The death toll from a powerful earthquake in southwestern Pakistan rose to 327 people yesterday, local officials said.
“Two-hundred-and-eighty-five bodies have so far been recovered in the Awaran District,” said Abdul Rasheed Gogazai, the deputy commissioner of Awaran, the worst affected area.
“And 42 bodies were found in the neighboring Kech District,” he added.
PHOTO: AFP
Tuesday’s magnitude 7.7 earthquake struck Baluchistan, a huge earthquake-prone province of deserts and rugged mountains, and was felt across South Asia.
Pakistan’s army airlifted hundreds of soldiers to help with the aftermath of the worst earthquake in the South Asian country since 2005, when about 75,000 people were killed in the north of the country.

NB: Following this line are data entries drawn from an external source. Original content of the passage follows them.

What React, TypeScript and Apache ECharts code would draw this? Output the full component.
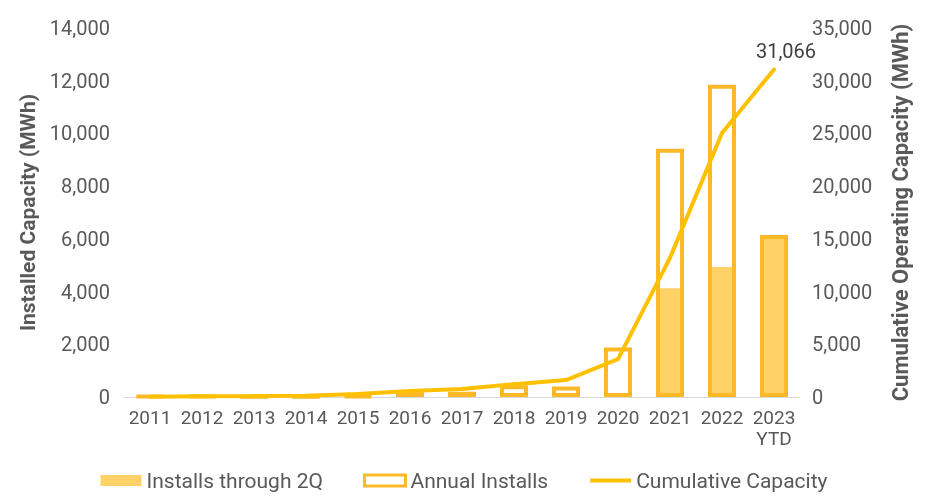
import React, { useEffect, useRef } from "react";
import * as echarts from "echarts";

const years = ["2011", "2012", "2013", "2014", "2015", "2016", "2017", "2018", "2019", "2020", "2021", "2022", "2023\nYTD"];
const installsThrough2Q = [10, 20, 5, 5, 10, 60, 80, 150, 120, 60, 4130, 4930, 6150];
const annualInstalls = [30, 40, 10, 20, 40, 180, 200, 450, 400, 1880, 9420, 11850, 6150];
const cumulativeCapacity = [30, 70, 90, 120, 280, 560, 760, 1220, 1610, 3600, 13200, 25050, 31066];
const leftTicks = [0, 2000, 4000, 6000, 8000, 10000, 12000, 14000];
const rightTicks = [0, 5000, 10000, 15000, 20000, 25000, 30000, 35000];

const FONT = "Roboto, 'Liberation Sans', sans-serif";
const GRAY = "#595959";
const FILL = "#FFD166";
const OUTLINE = "#FDB827";
const LINE = "#FFC000";

export default function App() {
  const ref = useRef<HTMLDivElement>(null);
  useEffect(() => {
    const chart = echarts.init(ref.current!, undefined, { renderer: "svg" });
    const fmt = (v: number) => v.toLocaleString("en-US");
    chart.setOption({
      animation: false,
      textStyle: { fontFamily: FONT },
      grid: { left: 124, right: 128, top: 28, bottom: 101 },
      legend: {
        bottom: 2,
        left: "center",
        itemWidth: 41,
        itemHeight: 11,
        itemGap: 40,
        textStyle: { color: GRAY, fontSize: 21, fontFamily: FONT },
        data: [
          { name: "Installs through 2Q", icon: "rect", itemStyle: { color: FILL, borderWidth: 0 } },
          { name: "Annual Installs", icon: "rect", itemStyle: { color: "#ffffff", borderColor: OUTLINE, borderWidth: 3 } },
          { name: "Cumulative Capacity", itemStyle: { opacity: 0 }, lineStyle: { width: 4, color: LINE } },
        ],
      },
      xAxis: {
        type: "category",
        data: years,
        axisLine: { lineStyle: { color: "#D9D9D9", width: 1 } },
        axisTick: { show: false },
        axisLabel: { color: GRAY, fontSize: 19, fontFamily: FONT, interval: 0, lineHeight: 21, margin: 10 },
      },
      yAxis: [
        {
          type: "value",
          min: leftTicks[0],
          max: leftTicks[leftTicks.length - 1],
          interval: leftTicks[1] - leftTicks[0],
          name: "Installed Capacity (MWh)",
          nameLocation: "middle",
          nameGap: 83,
          nameTextStyle: { color: GRAY, fontSize: 21, fontWeight: "bold", fontFamily: FONT },
          splitLine: { show: false },
          axisLine: { show: false },
          axisTick: { show: false },
          axisLabel: { color: GRAY, fontSize: 20, fontFamily: FONT, margin: 14, formatter: fmt },
        },
        {
          type: "value",
          min: rightTicks[0],
          max: rightTicks[rightTicks.length - 1],
          interval: rightTicks[1] - rightTicks[0],
          name: "Cumulative Operating Capacity (MWh)",
          nameLocation: "middle",
          nameGap: 89,
          nameTextStyle: { color: GRAY, fontSize: 22, fontWeight: "bold", fontFamily: FONT },
          splitLine: { show: false },
          axisLine: { show: false },
          axisTick: { show: false },
          axisLabel: { color: GRAY, fontSize: 20, fontFamily: FONT, margin: 12, formatter: fmt },
        },
      ],
      series: [
        {
          name: "Installs through 2Q",
          type: "bar",
          data: installsThrough2Q,
          barWidth: 28,
          itemStyle: { color: FILL },
          z: 2,
        },
        {
          name: "Annual Installs",
          type: "bar",
          data: annualInstalls,
          barWidth: 28,
          barGap: "-100%",
          itemStyle: { color: "rgba(0,0,0,0)", borderColor: OUTLINE, borderWidth: 4 },
          z: 3,
        },
        {
          name: "Cumulative Capacity",
          type: "line",
          yAxisIndex: 1,
          data: cumulativeCapacity.map((v, i) =>
            i === cumulativeCapacity.length - 1
              ? {
                  value: v,
                  label: {
                    show: true,
                    position: "top",
                    distance: 6,
                    offset: [12, 0],
                    formatter: fmt(v),
                    color: "#404040",
                    fontSize: 20,
                    fontFamily: FONT,
                  },
                }
              : v
          ),
          symbol: "circle",
          symbolSize: 4,
          showSymbol: true,
          showAllSymbol: true,
          lineStyle: { color: LINE, width: 4 },
          itemStyle: { color: LINE },
          z: 4,
        },
      ],
    });
    return () => chart.dispose();
  }, []);
  return <div ref={ref} style={{ position: "fixed", left: 0, top: 0, width: 928, height: 498 }} />;
}
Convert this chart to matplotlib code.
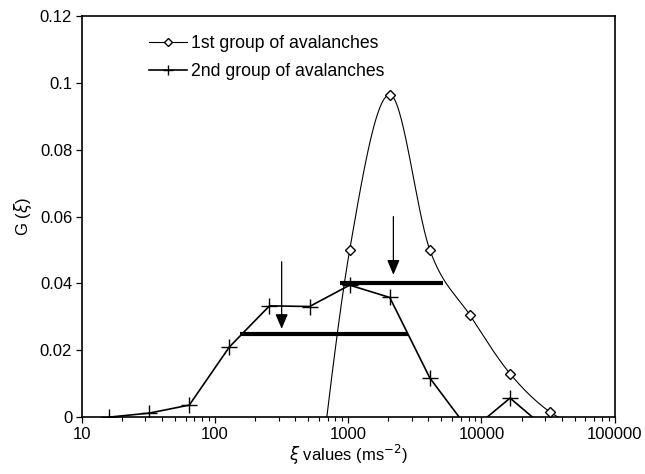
import numpy as np
import matplotlib
matplotlib.use("Agg")
import matplotlib.pyplot as plt
from matplotlib.ticker import LogLocator, NullFormatter, FixedLocator

plt.rcParams['font.family'] = ['Liberation Sans', 'DejaVu Sans']

# 1st group (smoothed curve; first/last entries are the off-axis curve ends, no markers)
g1_x = [500, 1024, 2048, 4096, 8192, 16384, 32768, 65536]
g1_y = [-0.045, 0.050, 0.0965, 0.050, 0.0305, 0.013, 0.0015, -0.004]
g1_marked = [1, 2, 3, 4, 5, 6]

# 2nd group (straight segments)
g2_x = [16, 32, 64, 128, 256, 512, 1024, 2048, 4096, 8192, 16384, 32768]
g2_y = [0.0, 0.0012, 0.0036, 0.021, 0.0333, 0.0331, 0.0395, 0.0358, 0.0117, -0.0043, 0.0057, -0.0045]
g2_marked = list(range(0, 9)) + [10]

# horizontal bars (x start, x end, y)
bars_x0 = [155, 870]
bars_x1 = [2830, 5100]
bars_y = [0.025, 0.040]

# arrows (x, y top, y tip)
arr_x = [316, 2180]
arr_ytop = [0.0465, 0.060]
arr_ytip = [0.0264, 0.0426]

yticks = [0, 0.02, 0.04, 0.06, 0.08, 0.1, 0.12]
ytick_labels = ['0', '0.02', '0.04', '0.06', '0.08', '0.1', '0.12']
xticks = [10, 100, 1000, 10000, 100000]
xtick_labels = ['10', '100', '1000', '10000', '100000']


def catmull_rom(xs, ys, n=60):
    px = np.log10(np.asarray(xs, float))
    py = np.asarray(ys, float)
    px = np.concatenate([[2 * px[0] - px[1]], px, [2 * px[-1] - px[-2]]])
    py = np.concatenate([[2 * py[0] - py[1]], py, [2 * py[-1] - py[-2]]])
    ox, oy = [], []
    for i in range(1, len(px) - 2):
        t = np.linspace(0, 1, n)
        for arr, out in ((px, ox), (py, oy)):
            p0, p1, p2, p3 = arr[i - 1], arr[i], arr[i + 1], arr[i + 2]
            m1 = (p2 - p0) / 2.0
            m2 = (p3 - p1) / 2.0
            h00 = 2 * t**3 - 3 * t**2 + 1
            h10 = t**3 - 2 * t**2 + t
            h01 = -2 * t**3 + 3 * t**2
            h11 = t**3 - t**2
            out.extend(h00 * p1 + h10 * m1 + h01 * p2 + h11 * m2)
    return 10 ** np.array(ox), np.array(oy)


fig = plt.figure(figsize=(6.45, 4.74), dpi=100)
ax = fig.add_axes([0.127, 0.120, 0.826, 0.846])

cx, cy = catmull_rom(g1_x, g1_y)
ax.plot(cx, cy, color='black', lw=0.8, zorder=3)
ax.plot([g1_x[i] for i in g1_marked], [g1_y[i] for i in g1_marked], ls='none',
        marker='D', ms=5.5, mfc='white', mec='black', mew=1.0, zorder=5)
ax.plot(g2_x, g2_y, color='black', lw=1.2, zorder=4)
ax.plot([g2_x[i] for i in g2_marked], [g2_y[i] for i in g2_marked], ls='none',
        marker='+', ms=11, mec='black', mew=1.0, zorder=5)

for x0, x1, y in zip(bars_x0, bars_x1, bars_y):
    ax.plot([x0, x1], [y, y], color='black', lw=3.0, solid_capstyle='butt', zorder=4)

for x, yt, yp in zip(arr_x, arr_ytop, arr_ytip):
    ax.annotate('', xy=(x, yp), xytext=(x, yt),
                arrowprops=dict(arrowstyle='-|>,head_length=0.9,head_width=0.38',
                                color='black', lw=0.9, shrinkA=0, shrinkB=0), zorder=6)

# legend proxies
l1, = ax.plot([], [], color='black', lw=0.8, marker='D', ms=4.5, mfc='white', mec='black')
l2, = ax.plot([], [], color='black', lw=1.2, marker='+', ms=7)
leg = ax.legend([l1, l2], ['1st group of avalanches', '2nd group of avalanches'],
                loc='upper left', bbox_to_anchor=(0.125, 0.953), frameon=False,
                borderaxespad=0, borderpad=0,
                fontsize=12.7, handlelength=2.2, handletextpad=0.2, labelspacing=0.62)

ax.set_xscale('log')
ax.set_xlim(10, 100000)
ax.set_ylim(0, 0.12)
ax.set_yticks(yticks)
ax.set_yticklabels(ytick_labels)
ax.xaxis.set_major_locator(FixedLocator(xticks))
ax.set_xticklabels(xtick_labels)
ax.xaxis.set_minor_locator(LogLocator(base=10, subs=np.arange(2, 10)))
ax.xaxis.set_minor_formatter(NullFormatter())
ax.tick_params(axis='both', which='major', direction='out', length=4, width=0.9,
               labelsize=12, color='black', pad=3)
ax.tick_params(axis='x', which='minor', direction='out', length=3, width=0.8)
for s in ax.spines.values():
    s.set_linewidth(1.2)
ax.set_ylabel(r'G ($\xi$)', fontsize=12, labelpad=4)
ax.set_xlabel(r'$\xi$ values (ms$^{-2}$)', fontsize=12, labelpad=1)

fig.savefig('out.png', dpi=100)
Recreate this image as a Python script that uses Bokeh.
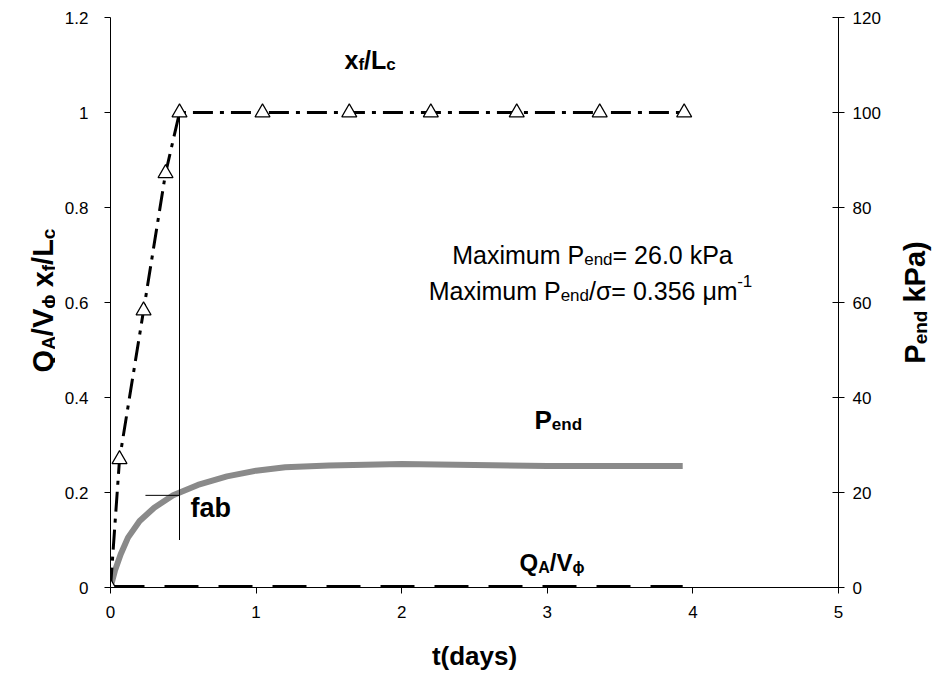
import math
from bokeh.plotting import figure
from bokeh.layouts import row
from bokeh.models import Range1d, LinearAxis, FixedTicker, Label, CustomJSTickFormatter
from bokeh.core.properties import value
from bokeh.embed import file_html
from bokeh.resources import INLINE

# ---------------- data ----------------
t_xf = [0.0, 0.062, 0.227, 0.378, 0.474, 1.044, 1.64, 2.20, 2.79, 3.36, 3.94]
xf_Lc = [0.0, 0.27, 0.583, 0.872, 1.0, 1.0, 1.0, 1.0, 1.0, 1.0, 1.0]

t_q = [0.0, 3.93]
qa_vphi = [0.0, 0.0]

t_p = [0.0, 0.03, 0.07, 0.12, 0.2, 0.3, 0.43, 0.6, 0.8, 1.0, 1.2, 1.5, 2.0, 2.5, 3.0, 3.5, 3.93]
p_end = [0.0, 3.5, 7.0, 10.5, 14.0, 16.8, 19.4, 21.6, 23.4, 24.6, 25.3, 25.7, 26.0, 25.8, 25.6, 25.6, 25.6]

fab_t = [0.474, 0.474]
fab_v = [0.10, 1.0]
fab_h_t = [0.24, 0.474]
fab_h_v = [0.194, 0.194]

x_ticks = [0, 1, 2, 3, 4, 5]
y_ticks = [0, 0.2, 0.4, 0.6, 0.8, 1.0, 1.2]
y_tick_labels = ["0", "0.2", "0.4", "0.6", "0.8", "1", "1.2"]
y2_ticks = [0, 20, 40, 60, 80, 100, 120]

FONT = "Liberation Sans"

# ---------------- layout geometry (page pixels) ----------------
W, H = 935, 688
LS, RS = 55, 50                      # side strips for rotated titles
FL, FR, FT, FB = 110, 838, 17, 587   # frame edges in page pixels
MW = W - LS - RS

p = figure(width=MW, height=H, x_range=Range1d(0, 5), y_range=Range1d(0, 1.2),
           output_backend="svg", toolbar_location=None, title=None,
           min_border_left=FL - LS, min_border_right=W - RS - FR,
           min_border_top=FT, min_border_bottom=H - FB)
p.extra_y_ranges = {"p": Range1d(0, 120)}
p.grid.visible = False
p.outline_line_color = None
p.background_fill_color = "white"
p.border_fill_color = "white"


def style_axis(ax, tin, tout, standoff):
    ax.axis_line_color = "black"
    ax.axis_line_width = 1
    ax.major_tick_line_color = "black"
    ax.major_tick_in = tin
    ax.major_tick_out = tout
    ax.minor_tick_line_color = None
    ax.major_label_text_font = FONT
    ax.major_label_text_font_size = "17px"
    ax.major_label_text_color = "black"
    ax.major_label_standoff = standoff


p.xaxis.ticker = FixedTicker(ticks=x_ticks)
style_axis(p.xaxis[0], 0, 6, 12)
p.xaxis.axis_label = "t(days)"
p.xaxis.axis_label_text_font = FONT
p.xaxis.axis_label_text_font_style = "bold"
p.xaxis.axis_label_text_font_size = "26px"
p.xaxis.axis_label_text_color = "black"
p.xaxis.axis_label_standoff = 20

p.yaxis.ticker = FixedTicker(ticks=y_ticks)
p.yaxis.formatter = CustomJSTickFormatter(args=dict(tvals=y_ticks, tlabels=y_tick_labels), code="""
let best = 0;
for (let i = 0; i < tvals.length; i++) { if (Math.abs(tvals[i]-tick) < Math.abs(tvals[best]-tick)) best = i; }
return tlabels[best];
""")
style_axis(p.yaxis[0], 0, 6, 16)

ax2 = LinearAxis(y_range_name="p", ticker=FixedTicker(ticks=y2_ticks))
style_axis(ax2, 6, 6, 8)
p.add_layout(ax2, "right")

# ---------------- glyphs ----------------
p.line(t_q, qa_vphi, line_color="black", line_width=5, line_dash="34 20")
p.line(t_p, p_end, y_range_name="p", line_color="#8a8a8a", line_width=6)
p.line(fab_t, fab_v, line_color="black", line_width=1)
p.line(fab_h_t, fab_h_v, line_color="black", line_width=1)
p.line(t_xf, xf_Lc, line_color="black", line_width=3, line_dash="20 7 4 7")
p.scatter(t_xf, xf_Lc, marker="triangle", size=15, fill_color="white",
          line_color="black", line_width=1.2)


def strip(width):
    # the row aligns this strip's frame with the main frame (page y FT..FB)
    f = figure(width=width, height=H, x_range=Range1d(0, width), y_range=Range1d(H - FB, H - FT),
               output_backend="svg", toolbar_location=None, title=None,
               min_border_left=0, min_border_right=0, min_border_top=0, min_border_bottom=0,
               x_axis_location=None, y_axis_location=None)
    f.grid.visible = False
    f.outline_line_color = None
    f.background_fill_color = "white"
    f.border_fill_color = "white"
    return f


left = strip(LS)
right = strip(RS)

# ---------------- rich text ----------------
REG = {' ': .278, 'M': .833, 'a': .556, 'x': .5, 'i': .222, 'm': .833, 'u': .556, 'P': .667,
       'e': .556, 'n': .556, 'd': .556, '=': .584, '.': .278, 'k': .5, '/': .278, 'σ': .6,
       'μ': .576, '-': .333}
BOLD = {' ': .278, 'Q': .778, 'A': .722, '/': .278, 'V': .667, 'x': .556, 'f': .333, 'L': .611,
        'c': .556, 'P': .667, 'e': .556, 'n': .611, 'd': .611, 'k': .556, 'a': .556, ')': .333,
        '(': .333, 'ϕ': .7, 'b': .611, 't': .333, 'y': .556, 's': .556}


def main_xy(px, py):
    return (px - FL) / (FR - FL) * 5.0, (FB - py) / (FB - FT) * 1.2


def left_xy(px, py):
    return px, H - py


def right_xy(px, py):
    return px - (W - RS), H - py


def rich(fig, conv, parts, x, y, size, bold, align="left", angle=0.0, sub=0.67):
    met = BOLD if bold else REG
    items = []
    for txt, kind in parts:
        fs = size if kind == "n" else round(size * sub)
        lead = len(txt) - len(txt.lstrip(" "))
        lead_w = lead * met[' '] * fs
        core = txt.lstrip(" ")
        w = sum(met.get(c, 0.556) for c in core) * fs
        shift = 0.0
        if kind == "sub":
            shift = 0.2 * size
        elif kind == "sup":
            shift = -0.4 * size
        items.append((core, fs, lead_w, w, shift))
    total = sum(it[2] + it[3] for it in items)
    style = "bold" if bold else "normal"
    if angle == 0:
        pos = x - total / 2 if align == "center" else x
        for txt, fs, lw, w, shift in items:
            pos += lw
            lx, ly = conv(pos, y + shift)
            fig.add_layout(Label(x=lx, y=ly, text=txt, text_font=FONT,
                                 text_font_size=f"{fs}px", text_font_style=style,
                                 text_align="left", text_baseline="alphabetic",
                                 text_color="black"))
            pos += w
    else:
        pos = y + total / 2 if align == "center" else y
        for txt, fs, lw, w, shift in items:
            pos -= lw
            lx, ly = conv(x + shift, pos)
            fig.text(x=[lx], y=[ly], text=[txt], angle=math.pi / 2,
                     text_font=value(FONT), text_font_size=value(f"{fs}px"),
                     text_font_style=style, text_align="left",
                     text_baseline="alphabetic", text_color="black")
            pos -= w


rich(p, main_xy, [("x", "n"), ("f", "sub"), ("/L", "n"), ("c", "sub")], 344, 59, 25, True)
rich(p, main_xy, [("P", "n"), ("end", "sub")], 534, 419, 26, True)
rich(p, main_xy, [("Q", "n"), ("A", "sub"), ("/V", "n"), ("ϕ", "sub")], 519, 562, 24, True)
rich(p, main_xy, [("fab", "n")], 190, 507, 27, True)
rich(p, main_xy, [("Maximum P", "n"), ("end", "sub"), ("= 26.0 kPa", "n")], 592, 254, 25, False,
     align="center")
rich(p, main_xy, [("Maximum P", "n"), ("end", "sub"), ("/σ= 0.356 μm", "n"), ("-1", "sup")], 590, 290, 25,
     False, align="center")
rich(left, left_xy, [("Q", "n"), ("A", "sub"), ("/V", "n"), ("ϕ", "sub"), (" x", "n"), ("f", "sub"),
                     ("/L", "n"), ("c", "sub")], 42, 300, 29, True, align="center", angle=1)
rich(right, right_xy, [("P", "n"), ("end", "sub"), (" kPa)", "n")], 914, 302, 29, True,
     align="center", angle=1)

layout = row(left, p, right, spacing=0)
open("out.html", "w").write(file_html(layout, INLINE))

Hundreds of mud houses collapsed on their inhabitants throughout the remote and thinly populated area, officials said.
“We have started to bury the dead,” Gogazai said.
It was hard for rescue teams to reach the area quickly because it is so remote, and some officials said the death toll was likely to rise as emergency workers progressed deeper into the mountains to assess the damage.
Mohammed Shabir, a journalist, described scenes of grief and chaos in villages, saying survivors were digging rows of graves and picking through the debris.
“As far as the human eye can see, all the houses here have been flattened,” he said from Awaran, adding that rescue teams were on the ground distributing supplies.
The earthquake struck Pakistan at a time when the country was still mourning the deaths of more than 80 Christians in a suicide bomb attack on an Anglican church in the city of Peshawar on Sunday.
To the south, on the beach near Gwadar port, crowds of bewildered residents gathered to witness the rare phenomenon of an island that the quake forced out of the sea.
The island has fascinated locals, but experts say it is unlikely to last long.
People were astonished to see a new piece of land surface from the waves.
“It is not a small thing, but a huge thing which has emerged from under the water,” Gwadar resident Muhammed Rustam said. “It looked very, very strange to me and also a bit scary because suddenly a huge thing has emerged from the water.”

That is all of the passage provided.